After President Trump’s Liberation Day on April 4 sparked a fishing line selloff in silver and the miners, confusion and uncertainty dominated sentiment as fears of a full-scale global trade war had become a reality.
But with fund managers and momentum traders on the sidelines waiting to buy weakness in undervalued gold stocks, the relatively tiny precious metals mining space quickly became an island of safety in a sea of volatility.
Prior to this brief margin call related forced selling event, the major gold miner ETF (GDX) broke out of a huge accumulative 4-year base. The fishing line selloff in early April proved to be a quick test of former long-term resistance at $43, to become major support.
With the GDX soaring nearly 40% thereafter to reach 13-year highs in early June, gold stocks have been consolidating outsized gains below resistance at $55 over the past six weeks.
Meanwhile, the silver miner ETF (SIL) has been leading gold stocks since the April low.
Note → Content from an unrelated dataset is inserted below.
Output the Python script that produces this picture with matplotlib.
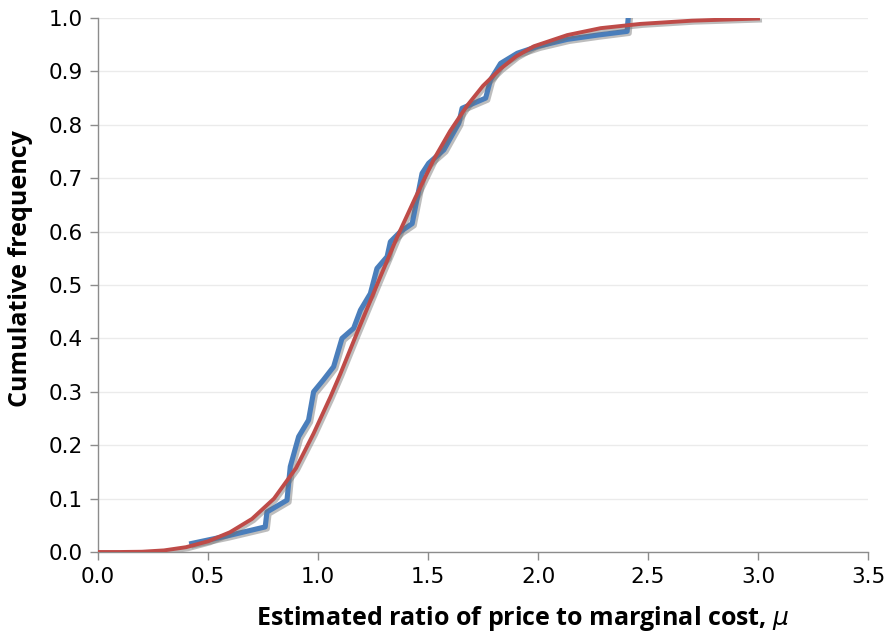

After clearing major resistance at $49 last month, silver stocks are trading at 14-year highs along with Silver Futures.
The 2011 all-time high in GDX is $66, when gold briefly traded at $1900. And the all-time high in SIL is $94, when silver nearly reached $50 the same year.
Following a major breakout from a huge accumulative 3-year base in April, the Canadian TSX-V (CDNX), where 50% of its holdings are small-cap junior resource stocks, has been leading the miners higher with silver.
Yet, this high-risk junior index remains over 75% below its all-time high reached in 2007 when gold was trading near $1000, and nearly 30% from its highs seen in 2021 when gold was at $2000. And that is in nominal terms, not inflation-adjusted terms.
Following a spike low at 330 in early 2020, the TSX-V had tripled in just one year. A similar move back to the peak at 1113 in January 2021, would be a 75% rise from the April breakout at 640.
During the summer, investors have been booking outsized miner profits to rotate into higher-risk quality juniors. With the juniors having been under-owned and under-appreciated for more than a decade, CDNX is looking to post a fresh 52-week high for its fifth consecutive week.
Over the past several years, the slower summer months were a time for resource sector speculators to consider which juniors were going to be tax-loss selling candidates, as both liquidity and investor interest wilted from June into August.
Especially if the Street expected the company to go to market before year-end, as junior dilutive finance announcements are generally sold during sector bear markets.
But with the capital market window opening wider this summer, the CDNX is up nearly 10% in July as the high-risk junior sector continues to outperform the miners.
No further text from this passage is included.